Felicia Brown, massage therapist and owner of Spalutions, believes it helps to perceive marketing as a modality. Just as it took  time, energy and practice to master each of your modalities, it will take the same to put yourself in the shoes of your clients and look at every step of their contact with you through their eyes.

Before you meet them

Even before people phone or email you, you want them to have a positive impression. So you have to look at your massage business card, brochure, newsletter or any other printed materials you have with a discerning eye. Get family members and friends to look at them, and comment. Take their comments seriously and make the pertinent changes.

The same goes for your website. If it’s confusing, distracting, or if important information is difficult to find for any reason, you are losing clients before they even try to contact you.

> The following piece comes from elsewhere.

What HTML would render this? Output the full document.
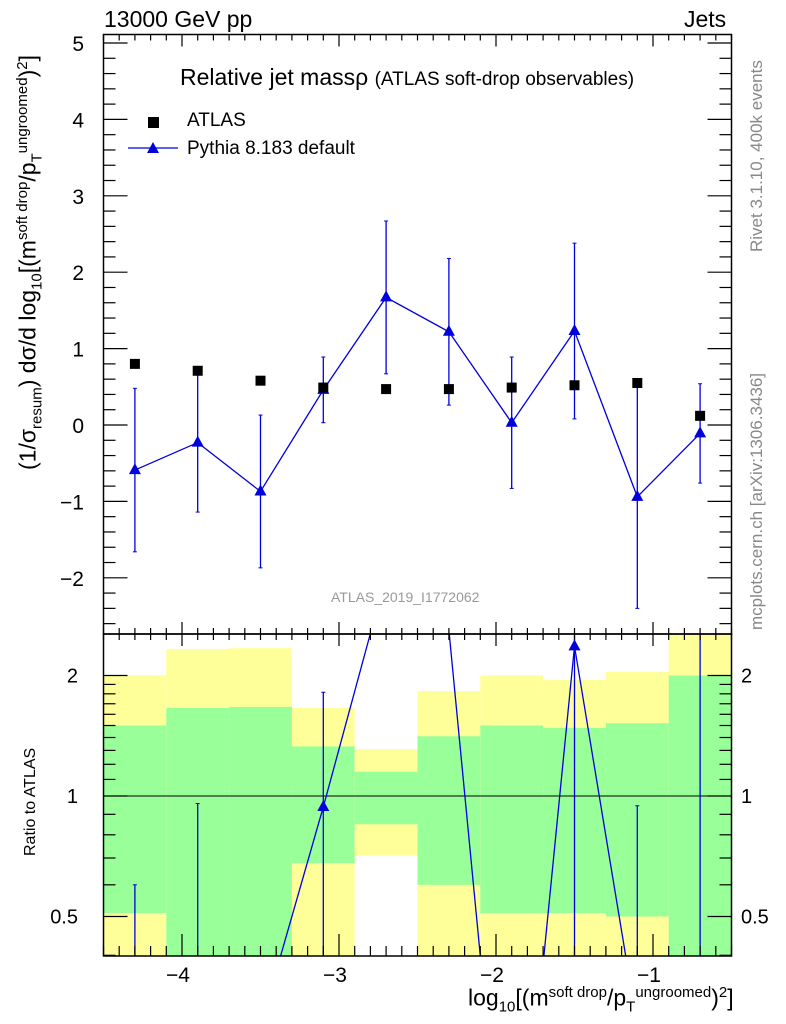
<!DOCTYPE html>
<html><head><meta charset="utf-8"><style>
body{margin:0;background:#fff;overflow:hidden;width:786px;height:1024px;}
svg{display:block;font-family:"Liberation Sans",sans-serif;}
</style></head><body>
<svg id="c" width="786" height="1024"></svg>
<script>
const edges=[-4.5,-4.1,-3.7,-3.3,-2.9,-2.5,-2.1,-1.7,-1.3,-0.9,-0.5];
const centers=[-4.3,-3.9,-3.5,-3.1,-2.7,-2.3,-1.9,-1.5,-1.1,-0.7];
const atlas=[0.8,0.71,0.58,0.49,0.47,0.47,0.49,0.52,0.55,0.12];
const pythia=[-0.59,-0.23,-0.87,0.46,1.67,1.22,0.03,1.23,-0.94,-0.11];
const pyErr=[1.07,0.91,1.0,0.43,1.0,0.96,0.86,1.15,1.46,0.65];
const yelHi=[2.0,2.33,2.34,1.66,1.31,1.83,2.0,1.95,2.04,3.0];
const yelLo=[0.3,0.3,0.3,0.3,0.71,0.3,0.3,0.3,0.3,0.3];
const grnHi=[1.5,1.66,1.67,1.33,1.15,1.41,1.5,1.48,1.52,2.0];
const grnLo=[0.51,0.3,0.3,0.68,0.85,0.6,0.51,0.51,0.5,0.3];
const xTicks=[-4,-3,-2,-1];
const yTicks=[-2,-1,0,1,2,3,4,5];
const rTicks=[0.5,1,2];

const S=document.getElementById('c'),NS='http://www.w3.org/2000/svg';
function el(t,a,p){const e=document.createElementNS(NS,t);for(const k in a)e.setAttribute(k,a[k]);(p||S).appendChild(e);return e;}
const L=103.5,R=731.5,T=34.5,M=634,B=956;
const X=v=>L+(v+4.5)*157;
const Y=v=>425-v*76.4;
const RY=v=>796-Math.log2(v)*120.5;
const cl=v=>Math.max(M,Math.min(B,v));

for(let i=0;i<10;i++){
  const x0=X(edges[i]),x1=X(edges[i+1]);
  let r=el('rect',{x:x0,y:cl(RY(yelHi[i])),width:x1-x0,height:cl(RY(yelLo[i]))-cl(RY(yelHi[i])),fill:'#ffff99'});
  
  r=el('rect',{x:x0,y:cl(RY(grnHi[i])),width:x1-x0,height:cl(RY(grnLo[i]))-cl(RY(grnHi[i])),fill:'#99ff99'});
  
}
el('line',{x1:L,x2:R,y1:RY(1),y2:RY(1),stroke:'#000','stroke-width':1});

const defs=el('defs',{});
const c1=el('clipPath',{id:'cm'},defs);el('rect',{x:L,y:T,width:R-L,height:M-T},c1);
const c2=el('clipPath',{id:'cr'},defs);el('rect',{x:L,y:M,width:R-L,height:B-M},c2);
const gm=el('g',{'clip-path':'url(#cm)'}),gr=el('g',{'clip-path':'url(#cr)'});

function tri(g,x,y){const t=el('path',{d:`M${x},${y-7}L${x+6},${y+4}L${x-6},${y+4}Z`,fill:'#0000dd'},g);}
el('polyline',{points:centers.map((c,i)=>X(c)+','+Y(pythia[i])).join(' '),fill:'none',stroke:'#0000dd','stroke-width':1.3},gm);
centers.forEach((c,i)=>{
  const x=X(c);
  el('line',{x1:x,x2:x,y1:Y(pythia[i]+pyErr[i]),y2:Y(pythia[i]-pyErr[i]),stroke:'#0000dd','stroke-width':1.3},gm);
  el('line',{x1:x-2,x2:x+2,y1:Y(pythia[i]+pyErr[i]),y2:Y(pythia[i]+pyErr[i]),stroke:'#0000dd'},gm);
  el('line',{x1:x-2,x2:x+2,y1:Y(pythia[i]-pyErr[i]),y2:Y(pythia[i]-pyErr[i]),stroke:'#0000dd'},gm);
  tri(gm,x,Y(pythia[i]));
  const s=el('rect',{x:x-5,y:Y(atlas[i])-5,width:10,height:10,fill:'#000'},gm);
  
});
const rat=pythia.map((p,i)=>p/atlas[i]);
const RYs=v=>v>0?RY(v):B+70;
el('polyline',{points:centers.map((c,i)=>X(c)+','+RYs(rat[i])).join(' '),fill:'none',stroke:'#0000dd','stroke-width':1.3},gr);
centers.forEach((c,i)=>{
  const x=X(c),hi=(pythia[i]+pyErr[i])/atlas[i],lo=(pythia[i]-pyErr[i])/atlas[i];
  if(hi<=0)return;
  if(rat[i]>0&&(RY(rat[i])<M||RY(rat[i])>B))return;
  el('line',{x1:x,x2:x,y1:RY(hi),y2:RYs(lo),stroke:'#0000dd','stroke-width':1.3},gr);
  el('line',{x1:x-2,x2:x+2,y1:RY(hi),y2:RY(hi),stroke:'#0000dd'},gr);
  if(rat[i]>0)tri(gr,x,RY(rat[i]));
});

el('rect',{x:L,y:T,width:R-L,height:M-T,fill:'none',stroke:'#000','stroke-width':1.5});
el('rect',{x:L,y:M,width:R-L,height:B-M,fill:'none',stroke:'#000','stroke-width':1.5});
function tick(x1,y1,x2,y2){el('line',{x1,y1,x2,y2,stroke:'#000','stroke-width':1.2});}
for(let k=-45;k<=-5;k++){const v=k/10,x=X(v),maj=k%10==0;
  tick(x,T,x,T+(maj?12:6));tick(x,M,x,M-(maj?12:6));tick(x,M,x,M+(maj?12:6));tick(x,B,x,B-(maj?22:10));}
xTicks.forEach(v=>{const t=el('text',{x:X(v)-4,y:982,'font-size':21,'text-anchor':'middle'});t.textContent='\u2212'+Math.abs(v);});
for(let k=-13;k<=25;k++){const v=k/5,y=Y(v),maj=k%5==0;const len=maj?24:12;tick(L,y,L+len,y);tick(R,y,R-len,y);}
yTicks.forEach(v=>{const t=el('text',{x:84,y:Y(v)+8,'font-size':21,'text-anchor':'end'});t.textContent=(v<0?'\u2212':'')+Math.abs(v);});
[0.4,0.5,0.6,0.7,0.8,0.9,1,2].forEach(v=>{const maj=rTicks.includes(v),len=maj?24:12;tick(L,RY(v),L+len,RY(v));tick(R,RY(v),R-len,RY(v));});
for(let v=1.1;v<2;v+=0.1){tick(L,RY(v),L+12,RY(v));tick(R,RY(v),R-12,RY(v));}
rTicks.forEach(v=>{const y=RY(v)+7;
  let t=el('text',{x:78,y,'font-size':20,'text-anchor':'end'});t.textContent=v;
  t=el('text',{x:741,y,'font-size':20});t.textContent=v;});
</script>
<div style="position:absolute;left:0;top:0;width:786px;height:1024px;overflow:hidden;font-family:'Liberation Sans',sans-serif;pointer-events:none">
<div style="position:absolute;left:104px;top:6px;font-size:23px">13000 GeV pp</div>
<div style="position:absolute;left:684px;top:6px;font-size:23px">Jets</div>
<div style="position:absolute;left:180px;top:64px;font-size:23px;white-space:nowrap">Relative jet massρ <span style="font-size:19px">(ATLAS soft-drop observables)</span></div>
<div style="position:absolute;left:148px;top:117px;width:11px;height:11px;background:#000"></div>
<div style="position:absolute;left:187px;top:110px;font-size:19px">ATLAS</div>
<svg style="position:absolute;left:128px;top:140px" width="50" height="16"><line x1="0" y1="8" x2="50" y2="8" stroke="#0000dd" stroke-width="1.3"/><path d="M25,2L31,13L19,13Z" fill="#0000dd"/></svg>
<div style="position:absolute;left:187px;top:138px;font-size:19px">Pythia 8.183 default</div>
<div style="position:absolute;left:331px;top:589px;font-size:14px;color:#999">ATLAS_2019_I1772062</div>
<div style="position:absolute;left:747px;top:252px;font-size:17px;color:#888;transform:rotate(-90deg);transform-origin:0 0;white-space:nowrap">Rivet 3.1.10,  400k events</div>
<div style="position:absolute;left:747px;top:630px;font-size:17px;color:#888;transform:rotate(-90deg);transform-origin:0 0;white-space:nowrap">mcplots.cern.ch [arXiv:1306.3436]</div>
<div style="position:absolute;left:14px;top:470px;font-size:23px;transform:rotate(-90deg);transform-origin:0 0;white-space:nowrap">(1/σ<sub style="font-size:15px">resum</sub>) dσ/d log<sub style="font-size:15px">10</sub>[(m<sup style="font-size:15px">soft drop</sup>/p<sub style="font-size:15px">T</sub><sup style="font-size:15px">ungroomed</sup>)<sup style="font-size:15px">2</sup>]</div>
<div style="position:absolute;left:22px;top:856px;font-size:16px;transform:rotate(-90deg);transform-origin:0 0;white-space:nowrap">Ratio to ATLAS</div>
<div style="position:absolute;left:468px;top:984px;font-size:23px;white-space:nowrap">log<sub style="font-size:15px">10</sub>[(m<sup style="font-size:15px">soft drop</sup>/p<sub style="font-size:15px">T</sub><sup style="font-size:15px">ungroomed</sup>)<sup style="font-size:15px">2</sup>]</div>
</div>
</body></html>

Whether it’s on the web or or in print, everything a person sees needs to be clear and clean. Forget the bells and whistles. Forget the stunning designs, if it means your name, contact information, services and rates are hard to find or read.

First contact

Once a person contacts you, stay in your marketing mindset. What is the response when they phone you? Does a real person answer in a polite and helpful way? If there is a message, is it given in a professional manner?  Does someone respond to the message within a short time? Listen carefully to what you or your receptionist say in person or in a message, and consider the questions above.

When a client arrives

When a person arrives at your studio, you are still marketing. I can hear some of you thinking, “Hey, I’m a massage therapist, not a marketer. I just want to be myself.” I hear you. If it’s your nature to be friendly, sincere, neat, organized, curious, polite and calm, then you will be marketing just by being you.

Stop and consider. What is it like to enter your studio, clinic or spa for the first time? What can you do to make sure each time someone arrives, they have a pleasant experience that makes he or she feel they are in the hands of a professional? As Felicia Brown says, an overflowing trash can is marketing. But not the kind of marketing that you want to be doing.

It’s a modality, guys. You can do it. Just keep practicing.